--- BEGIN RAW DATA ---

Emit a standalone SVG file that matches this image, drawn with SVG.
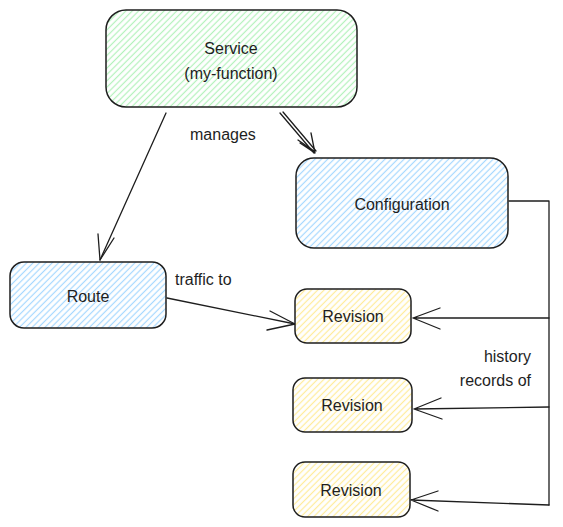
<svg xmlns="http://www.w3.org/2000/svg" width="563" height="527" viewBox="0 0 563 527">
<style>
.box{stroke:#1e1e1e;stroke-width:1.5}
.lbl{font-family:"Liberation Sans",Arial,sans-serif;font-size:16px;fill:#1e1e1e;text-anchor:middle;dominant-baseline:central}
.edge{fill:none;stroke:#1e1e1e;stroke-width:1.3;stroke-linecap:round;stroke-linejoin:round}
.elbl{font-family:"Liberation Sans",Arial,sans-serif;font-size:16px;fill:#1e1e1e}
</style>
<defs>
<pattern id="hg" width="4.5" height="4.5" patternUnits="userSpaceOnUse" patternTransform="rotate(-45)">
<rect width="4.5" height="4.5" fill="#ffffff"/><line x1="0" y1="2.25" x2="4.5" y2="2.25" stroke="#b2f2bb" stroke-width="1.2"/></pattern>
<pattern id="hb" width="4.5" height="4.5" patternUnits="userSpaceOnUse" patternTransform="rotate(-45)">
<rect width="4.5" height="4.5" fill="#ffffff"/><line x1="0" y1="2.25" x2="4.5" y2="2.25" stroke="#a5d8ff" stroke-width="1.2"/></pattern>
<pattern id="hy" width="4.5" height="4.5" patternUnits="userSpaceOnUse" patternTransform="rotate(-45)">
<rect width="4.5" height="4.5" fill="#ffffff"/><line x1="0" y1="2.25" x2="4.5" y2="2.25" stroke="#ffec99" stroke-width="1.2"/></pattern>
</defs>
<rect width="563" height="527" fill="#ffffff"/>
<g id="connectors">
<path class="edge" d="M166 113 L100 260"/>
<path class="edge" d="M100 260 L98 234 M100 260 L114 238"/>
<path class="edge" d="M280 113 L314 153 M283 112 L316 151"/>
<path class="edge" d="M315 153 L300 143 M315 153 L311 133 M314 151 L298 140"/>
<path class="edge" d="M167 298 L295 324"/>
<path class="edge" d="M295 324 L270 311 M295 324 L267 330"/>
<path class="edge" d="M509 201 L549 201 L549 505"/>
<path class="edge" d="M549 318 L413 318 M413 318 L440 308 M413 318 L440 329"/>
<path class="edge" d="M549 407 L414 409 M414 409 L441 398 M414 409 L442 419"/>
<path class="edge" d="M549 505 L411 500 M411 500 L438 491 M411 500 L438 511"/>
<text class="elbl" x="190" y="140">manages</text>
<text class="elbl" x="175" y="285">traffic to</text>
<text class="elbl" x="531" y="362" text-anchor="end">history</text>
<text class="elbl" x="531" y="386" text-anchor="end">records of</text>
</g>
<g id="service">
<rect class="box" x="106" y="10" width="251" height="97" rx="20" fill="url(#hg)"/>
<text class="lbl" x="231" y="48">Service</text>
<text class="lbl" x="231" y="73">(my-function)</text>
</g>
<g id="configuration">
<rect class="box" x="296" y="158" width="212" height="90" rx="18" fill="url(#hb)"/>
<text class="lbl" x="402" y="204">Configuration</text>
</g>
<g id="route">
<rect class="box" x="10" y="262" width="156" height="66" rx="14" fill="url(#hb)"/>
<text class="lbl" x="88" y="296">Route</text>
</g>
<g id="revision1">
<rect class="box" x="295" y="289" width="116" height="54" rx="12" fill="url(#hy)"/>
<text class="lbl" x="353" y="316">Revision</text>
</g>
<g id="revision2">
<rect class="box" x="293" y="378" width="119" height="54" rx="12" fill="url(#hy)"/>
<text class="lbl" x="352" y="405">Revision</text>
</g>
<g id="revision3">
<rect class="box" x="293" y="462" width="117" height="55" rx="12" fill="url(#hy)"/>
<text class="lbl" x="351" y="490">Revision</text>
</g>
</svg>
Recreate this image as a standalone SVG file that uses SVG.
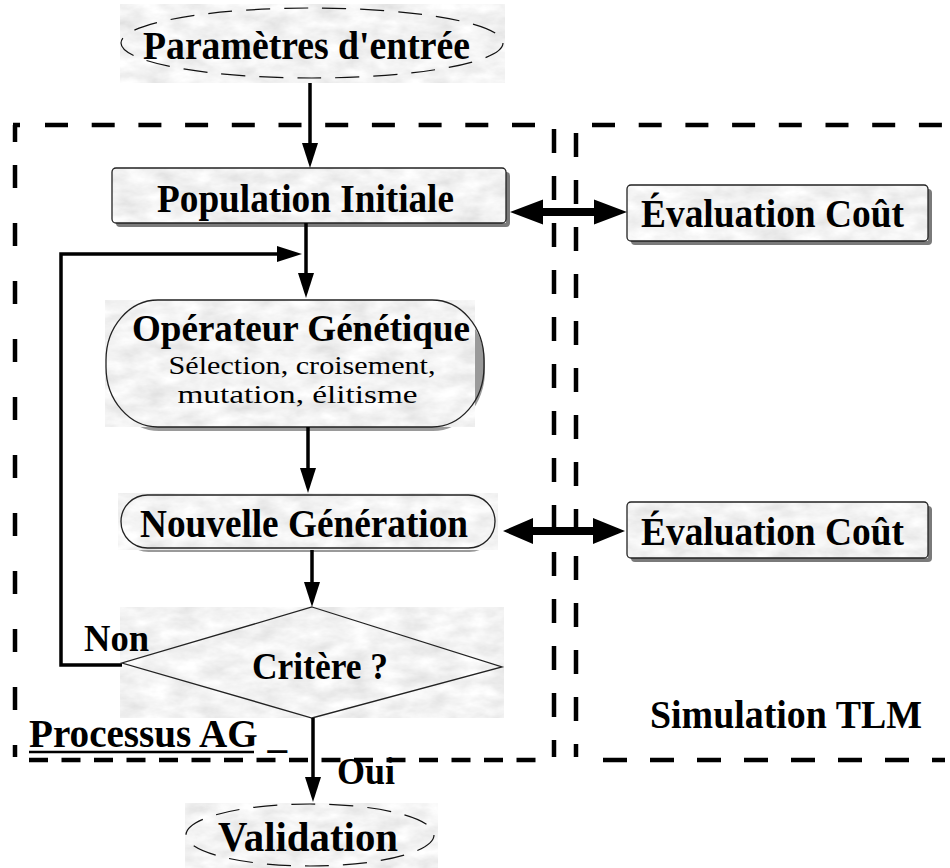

--- END RAW DATA ---

• [CHALLENGE]: Transcribe the entries above verbatim, omitting their pictures.

• [RESULT FOR THIS TASK]:
Emit a standalone SVG file that matches this image, drawn with SVG.
<svg xmlns="http://www.w3.org/2000/svg" width="563" height="527" viewBox="0 0 563 527">
<style>
.box{stroke:#1e1e1e;stroke-width:1.5}
.lbl{font-family:"Liberation Sans",Arial,sans-serif;font-size:16px;fill:#1e1e1e;text-anchor:middle;dominant-baseline:central}
.edge{fill:none;stroke:#1e1e1e;stroke-width:1.3;stroke-linecap:round;stroke-linejoin:round}
.elbl{font-family:"Liberation Sans",Arial,sans-serif;font-size:16px;fill:#1e1e1e}
</style>
<defs>
<pattern id="hg" width="4.5" height="4.5" patternUnits="userSpaceOnUse" patternTransform="rotate(-45)">
<rect width="4.5" height="4.5" fill="#ffffff"/><line x1="0" y1="2.25" x2="4.5" y2="2.25" stroke="#b2f2bb" stroke-width="1.2"/></pattern>
<pattern id="hb" width="4.5" height="4.5" patternUnits="userSpaceOnUse" patternTransform="rotate(-45)">
<rect width="4.5" height="4.5" fill="#ffffff"/><line x1="0" y1="2.25" x2="4.5" y2="2.25" stroke="#a5d8ff" stroke-width="1.2"/></pattern>
<pattern id="hy" width="4.5" height="4.5" patternUnits="userSpaceOnUse" patternTransform="rotate(-45)">
<rect width="4.5" height="4.5" fill="#ffffff"/><line x1="0" y1="2.25" x2="4.5" y2="2.25" stroke="#ffec99" stroke-width="1.2"/></pattern>
</defs>
<rect width="563" height="527" fill="#ffffff"/>
<g id="connectors">
<path class="edge" d="M166 113 L100 260"/>
<path class="edge" d="M100 260 L98 234 M100 260 L114 238"/>
<path class="edge" d="M280 113 L314 153 M283 112 L316 151"/>
<path class="edge" d="M315 153 L300 143 M315 153 L311 133 M314 151 L298 140"/>
<path class="edge" d="M167 298 L295 324"/>
<path class="edge" d="M295 324 L270 311 M295 324 L267 330"/>
<path class="edge" d="M509 201 L549 201 L549 505"/>
<path class="edge" d="M549 318 L413 318 M413 318 L440 308 M413 318 L440 329"/>
<path class="edge" d="M549 407 L414 409 M414 409 L441 398 M414 409 L442 419"/>
<path class="edge" d="M549 505 L411 500 M411 500 L438 491 M411 500 L438 511"/>
<text class="elbl" x="190" y="140">manages</text>
<text class="elbl" x="175" y="285">traffic to</text>
<text class="elbl" x="531" y="362" text-anchor="end">history</text>
<text class="elbl" x="531" y="386" text-anchor="end">records of</text>
</g>
<g id="service">
<rect class="box" x="106" y="10" width="251" height="97" rx="20" fill="url(#hg)"/>
<text class="lbl" x="231" y="48">Service</text>
<text class="lbl" x="231" y="73">(my-function)</text>
</g>
<g id="configuration">
<rect class="box" x="296" y="158" width="212" height="90" rx="18" fill="url(#hb)"/>
<text class="lbl" x="402" y="204">Configuration</text>
</g>
<g id="route">
<rect class="box" x="10" y="262" width="156" height="66" rx="14" fill="url(#hb)"/>
<text class="lbl" x="88" y="296">Route</text>
</g>
<g id="revision1">
<rect class="box" x="295" y="289" width="116" height="54" rx="12" fill="url(#hy)"/>
<text class="lbl" x="353" y="316">Revision</text>
</g>
<g id="revision2">
<rect class="box" x="293" y="378" width="119" height="54" rx="12" fill="url(#hy)"/>
<text class="lbl" x="352" y="405">Revision</text>
</g>
<g id="revision3">
<rect class="box" x="293" y="462" width="117" height="55" rx="12" fill="url(#hy)"/>
<text class="lbl" x="351" y="490">Revision</text>
</g>
</svg>
Recreate this image as a standalone SVG file that uses SVG.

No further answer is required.